Mercury, Not Venus, Is the Closest Planet to Earth

An image of the surface of Mercury.
An image of the surface of Mercury.
Image: NASA/Johns Hopkins University Applied Physics Laboratory/Carnegie Institution of Washington (Wikimedia Commons)

A team of scientists just demonstrated something that might shock you: Mercury, not Venus, is the closest planet to Earth on average.


The researchers presented their results this week in an article in the magazine Physics Today. They explain that our methods of calculating which planet is “the closest” oversimplifies the matter. But that’s not all.

“Further, Mercury is the closest neighbor, on average, to each of the other seven planets in the solar system,” they write. Wait—what?

Our misconceptions about how close the planets are to one another comes from the way we usually estimate the distances to other planets. Normally, we calculate the average distance from the planet to the Sun. The Earth’s average distance is 1 astronomical unit (AU), while Venus’ is around 0.72 AU. If you subtract one from the other, you calculate the average distance from Earth to Venus as 0.28 AU, the smallest distance for any pair of planets.

But a trio of researchers realized that this isn’t an accurate way to calculate the distances to planets. After all, Earth spends just as much time on the opposite side of its orbit from Venus, placing it 1.72 AU away. One must instead average the distance between every point along one planet’s orbit and every point along the other planet’s orbit. The researchers ran a simulation based on two assumptions: that the planets’ orbits were approximately circular, and that their orbits weren’t at an angle relative to one another.

Gif: Tom Stockman/Gabriel Monroe/Samuel Cordner

It sort of makes sense—if you were getting seats to a football game, you’d prefer one near the 50 yard line rather than one of the end zones in order to see the most action, even if you’d occasionally be much closer to the players from the end zone. That’s sort of what’s going on here.


Indeed, they found that Mercury was the planet closest to the Earth for the most time, on average—and to every other Solar System planet. Pluto’s inclined and eccentric orbit does not work with their assumptions, but it’s not a planet anyway, as defined by the International Astronomical Union. Please do not email me about this.

You can read about the mathematical nitty-gritty at Physics Today or watch an explainer of the math on YouTube.
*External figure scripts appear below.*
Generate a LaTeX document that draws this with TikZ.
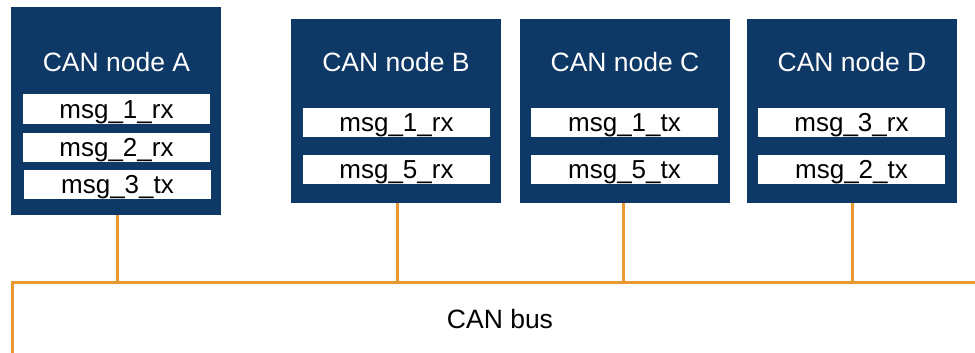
\documentclass[tikz,border=0pt]{standalone}
\usepackage{fontspec}
\setmainfont{Liberation Sans}
\definecolor{navy}{RGB}{14,56,102}
\definecolor{busorange}{RGB}{233,153,47}
\begin{document}
\begin{tikzpicture}[x=1pt,y=-1pt,
  canbox/.style={fill=navy, draw=none, anchor=north west, inner sep=0pt, minimum width=210pt},
  cantitle/.style={text=white, font=\fontsize{26.5}{31}\selectfont, inner sep=0pt, text height=19pt, text depth=0pt},
  msgbox/.style={fill=white, draw=none, inner sep=0pt, minimum width=187pt, minimum height=29pt,
    font=\fontsize{26}{31}\selectfont, text height=18.5pt, text depth=0pt},
  wire/.style={draw=busorange, line width=3pt}]
\useasboundingbox (0,0) rectangle (975,353);
% CAN nodes
\node[canbox, minimum height=208pt] (A) at (11,7) {};
\node[canbox, minimum height=184pt] (B) at (291,19) {};
\node[canbox, minimum height=184pt] (C) at (520,19) {};
\node[canbox, minimum height=184pt] (D) at (747,19) {};
\node[cantitle] (tA) at (116.5,61.5) {CAN node A};
\node[cantitle] (tB) at (396,61.5) {CAN node B};
\node[cantitle] (tC) at (625,61.5) {CAN node C};
\node[cantitle] (tD) at (852,61.5) {CAN node D};
% messages
\node[msgbox] (a1) at (116.5,109) {msg\_1\_rx};
\node[msgbox] (a2) at (116.5,147) {msg\_2\_rx};
\node[msgbox] (a3) at (117.5,184) {msg\_3\_tx};
\node[msgbox] (b1) at (396.5,122) {msg\_1\_rx};
\node[msgbox] (b2) at (396.5,169) {msg\_5\_rx};
\node[msgbox] (c1) at (624.5,122) {msg\_1\_tx};
\node[msgbox] (c2) at (624.5,169) {msg\_5\_tx};
\node[msgbox] (d1) at (851.5,122) {msg\_3\_rx};
\node[msgbox] (d2) at (851.5,169) {msg\_2\_tx};
% bus
\coordinate (busBL) at (12,356);
\coordinate (busL) at (12,282);
\coordinate (busR) at (978,282);
\draw[wire] (busBL) -- (busL) -- (busR);
\draw[wire] ([xshift=1pt]A.south) -- ([xshift=1pt]A.south |- busL);
\draw[wire] ([xshift=1pt]B.south) -- ([xshift=1pt]B.south |- busL);
\draw[wire] ([xshift=-2pt]C.south) -- ([xshift=-2pt]C.south |- busL);
\draw[wire] ([xshift=0pt]D.south) -- ([xshift=0pt]D.south |- busL);
\node[font=\fontsize{26.5}{31}\selectfont, inner sep=0pt, text height=19pt, text depth=0pt] (bus) at (500,319) {CAN bus};
\end{tikzpicture}
\end{document}
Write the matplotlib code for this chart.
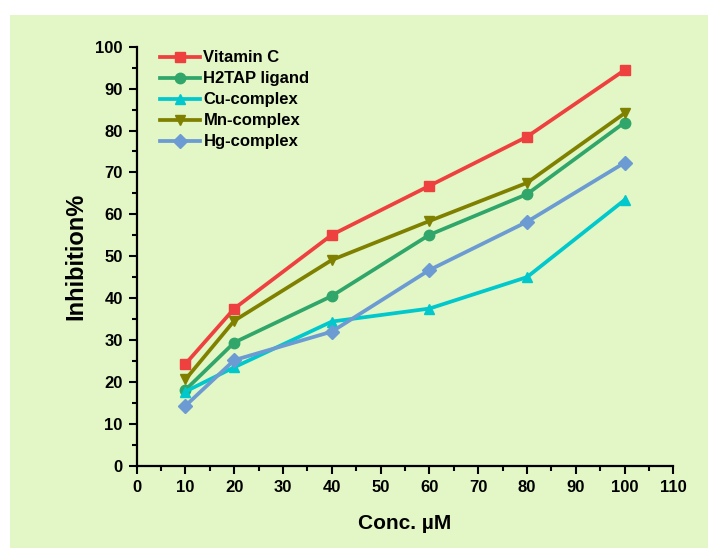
import matplotlib.pyplot as plt
from matplotlib.patches import Rectangle
from matplotlib.ticker import MultipleLocator

# Konzentrationen (µM) und Hemmung in %
conc = [10, 20, 40, 60, 80, 100]
vitamin_c = [24.3, 37.5, 55.1, 66.8, 78.5, 94.4]
h2tap = [18.1, 29.4, 40.5, 55.1, 64.8, 81.9]
cu_complex = [17.7, 23.5, 34.4, 37.5, 45.0, 63.4]
mn_complex = [20.6, 34.6, 49.1, 58.4, 67.5, 84.1]
hg_complex = [14.3, 25.2, 32.0, 46.7, 58.2, 72.3]

serien = [
    ("Vitamin C", vitamin_c, "#EF4040", "s"),
    ("H2TAP ligand", h2tap, "#30A66A", "o"),
    ("Cu-complex", cu_complex, "#00C8CC", "^"),
    ("Mn-complex", mn_complex, "#808000", "v"),
    ("Hg-complex", hg_complex, "#6B9BD2", "D"),
]

plt.rcParams["font.family"] = ["Liberation Sans", "DejaVu Sans"]
plt.rcParams["font.weight"] = "bold"

fig = plt.figure(figsize=(7.08, 5.48), dpi=100)
fig.patch.set_facecolor("white")
# grüner Hintergrund hinter dem Diagramm
fig.patches.append(Rectangle((10 / 708, 0), 698 / 708, 1 - 15 / 548,
                             transform=fig.transFigure, facecolor="#E2F7C5",
                             edgecolor="none", zorder=-10))

ax = fig.add_axes([136.7 / 708, 1 - 465.7 / 548, 536.6 / 708, 419 / 548])
ax.set_facecolor("none")

for name, werte, farbe, marker in serien:
    ax.plot(conc, werte, color=farbe, marker=marker, markersize=7.5,
            linewidth=2.7, label=name)

ax.set_xlim(0, 110)
ax.set_ylim(0, 100)
ax.xaxis.set_major_locator(MultipleLocator(10))
ax.xaxis.set_minor_locator(MultipleLocator(5))
ax.yaxis.set_major_locator(MultipleLocator(10))
ax.yaxis.set_minor_locator(MultipleLocator(5))

for side in ["top", "right"]:
    ax.spines[side].set_visible(False)
for side in ["left", "bottom"]:
    ax.spines[side].set_linewidth(1.6)

ax.tick_params(which="major", direction="out", length=6, width=1.5, labelsize=12, pad=4)
ax.tick_params(which="minor", direction="out", length=3.5, width=1.5)
for lbl in ax.get_xticklabels() + ax.get_yticklabels():
    lbl.set_fontweight("bold")

ax.set_xlabel("Conc. µM", fontsize=15, fontweight="bold", labelpad=14)
ax.set_ylabel("Inhibition%", fontsize=17, fontweight="bold", labelpad=6)

ax.legend(loc="upper left", bbox_to_anchor=(0.025, 1.015), frameon=False,
          fontsize=12, handlelength=2.4, handletextpad=0.2,
          labelspacing=0.36, borderaxespad=0.2)

fig.savefig("out.png", dpi=100)
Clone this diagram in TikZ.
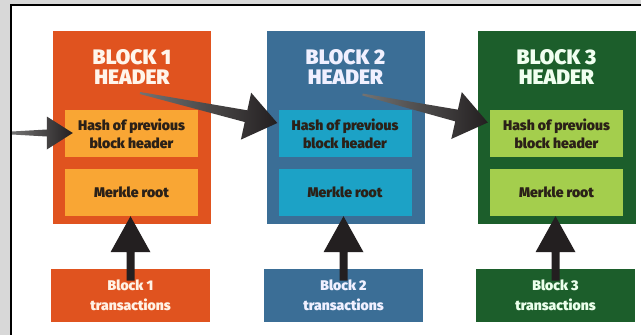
\documentclass[tikz,border=0pt]{standalone}
\usepackage{fontspec}
\setmainfont{Fira Sans}[BoldFont={Fira Sans Black}]
\usetikzlibrary{calc}
\definecolor{orA}{HTML}{E0531F}
\definecolor{orB}{HTML}{F9A634}
\definecolor{blA}{HTML}{3B6E96}
\definecolor{blB}{HTML}{1CA2C6}
\definecolor{grA}{HTML}{1C5E2B}
\definecolor{grB}{HTML}{A4CE4D}
\definecolor{inktext}{HTML}{2B2118}
\definecolor{arrowdark}{HTML}{231F20}
\definecolor{bggray}{HTML}{D8D8D8}
\newcommand\fatarrow[7][]{%
  \path ($(#3)!#7!(#2)$) coordinate (fabase);
  \path[#1] ($(#2)!#4!90:(#3)$) -- ($(fabase)!#5!90:(#3)$) -- ($(fabase)!#6!90:(#3)$) -- (#3)
    -- ($(fabase)!#6!-90:(#3)$) -- ($(fabase)!#5!-90:(#3)$) -- ($(#2)!#4!-90:(#3)$) -- cycle;}
\tikzset{
  blk/.style={fill=#1, draw=none, minimum width=158pt, minimum height=193pt, inner sep=0pt},
  hdr/.style={text=#1, align=center, inner sep=0pt, font=\fontsize{21}{20.5}\selectfont\bfseries},
  inbox/.style={fill=#1, draw=none, minimum width=133pt, minimum height=47pt, inner sep=0pt,
    align=center, text=inktext, font=\fontsize{14}{18}\selectfont\bfseries},
  trbox/.style={fill=#1, draw=none, minimum width=159pt, minimum height=53pt, inner sep=0pt,
    align=center, font=\fontsize{14}{20}\selectfont\bfseries},
  upfill/.style={fill=arrowdark},
  sidefill/.style={left color=black!55, right color=arrowdark},
}
\begin{document}
\begin{tikzpicture}[x=1pt,y=-1pt]
\useasboundingbox (0,0) rectangle (641,335);
\fill[bggray] (0,0) rectangle (641,335);
\fill[white] (10.8,4.8) rectangle (641,335);
\draw[line width=1.6pt, black] (10.8,335) |- (641,4.8);
% blocks
\node[blk=orA] (b1) at (132,127.5) {};
\node[blk=blA] (b2) at (345.5,127.5) {};
\node[blk=grA] (b3) at (556.5,127.5) {};
\node[hdr=orange!8] (l1) at (132,67) {BLOCK 1\\HEADER};
\node[hdr=blue!6] (l2) at (345.5,67) {BLOCK 2\\HEADER};
\node[hdr=green!6] (l3) at (556.5,67) {BLOCK 3\\HEADER};
\node[inbox=orB] (h1) at (131.5,133.5) {Hash of previous\\block header};
\node[inbox=blB] (h2) at (345,133.5) {Hash of previous\\block header};
\node[inbox=grB] (h3) at (556.5,133.5) {Hash of previous\\block header};
\node[inbox=orB] (m1) at (131.5,192.5) {Merkle root};
\node[inbox=blB] (m2) at (345,192.5) {Merkle root};
\node[inbox=grB] (m3) at (556.5,192.5) {Merkle root};
\node[trbox=orA, text=orange!10] (t1) at (130.5,295.5) {Block 1\\transactions};
\node[trbox=blA, text=blue!6] (t2) at (343.5,295.5) {Block 2\\transactions};
\node[trbox=grA, text=green!8] (t3) at (555.5,295.5) {Block 3\\transactions};
% connectors
\coordinate (in0) at (12,133);
\coordinate (s1) at ($(h1.west)+(8,-0.5)$);
\fatarrow[sidefill]{in0}{s1}{1.5pt}{3.5pt}{16.5pt}{26pt}
\coordinate (s2a) at ($(b1.center)+(8,-34.5)$);
\coordinate (s2b) at ($(h2.west)+(-1,-10.5)$);
\fatarrow[sidefill]{s2a}{s2b}{1pt}{6pt}{24pt}{32pt}
\coordinate (s3a) at ($(b2.center)+(17,-33)$);
\coordinate (s3b) at ($(h3.west)+(-2,-11)$);
\fatarrow[sidefill]{s3a}{s3b}{1pt}{6pt}{24pt}{32pt}
\foreach \i in {1,2,3}{
  \coordinate (u\i a) at ($(t\i.center)+(0,-15)$);
  \coordinate (u\i b) at (t\i.center |- m\i.south);
  \fatarrow[upfill]{u\i a}{u\i b}{4pt}{4pt}{20pt}{36pt}
}
\end{tikzpicture}
\end{document}
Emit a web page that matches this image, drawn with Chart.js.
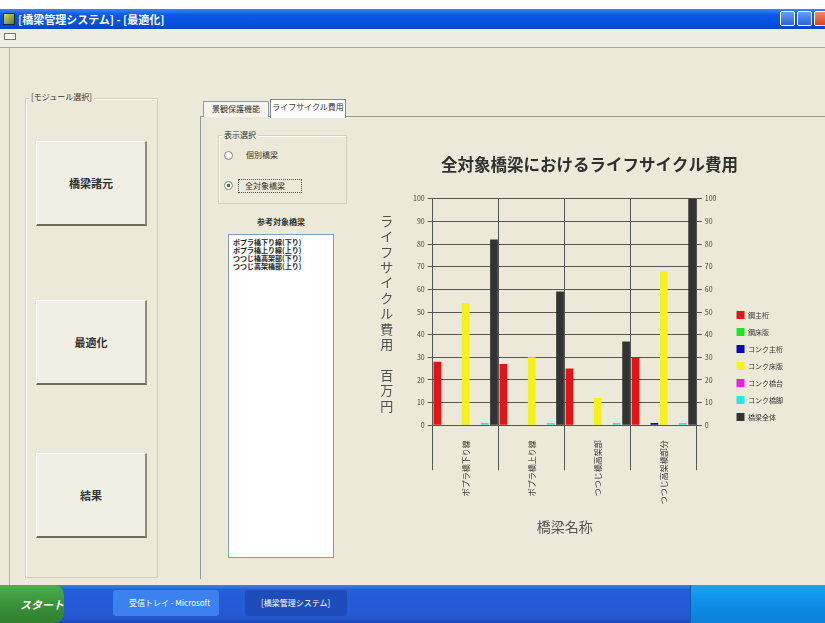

But provided there are no glaring errors in the analysis, I think it’s time we say “bye!” to Venus and welcome our new closest neighbor, the best planet, Mercury.

Former Gizmodo physics writer and founder of Birdmodo, now a science communicator specializing in quantum computing and birds


The whole calculation is interesting, but ultimately quite captain obvious. The kernel of the implication is that Mercury is on average the closest to each of the planets... because it’s the closest one to the sun, or the (approximate) centre of each planet’s orbit, and is never much further than half the diameter of any given planet’s orbit distant.

This all simplifies things too greatly by assuming coplanar, concentric orbits. They went to all the trouble of visualizing the estimated data, but how hard would it be to actually use proper orbits to get true distances? And don’t tell me this is what quantum computers are actually meant for.

That said, I’d love to have the equivalent of a group of world clocks on my wall that show the distance (in AU) of each planet (and possibly dwarf planet) from ours at any given moment. Amazon, make it so!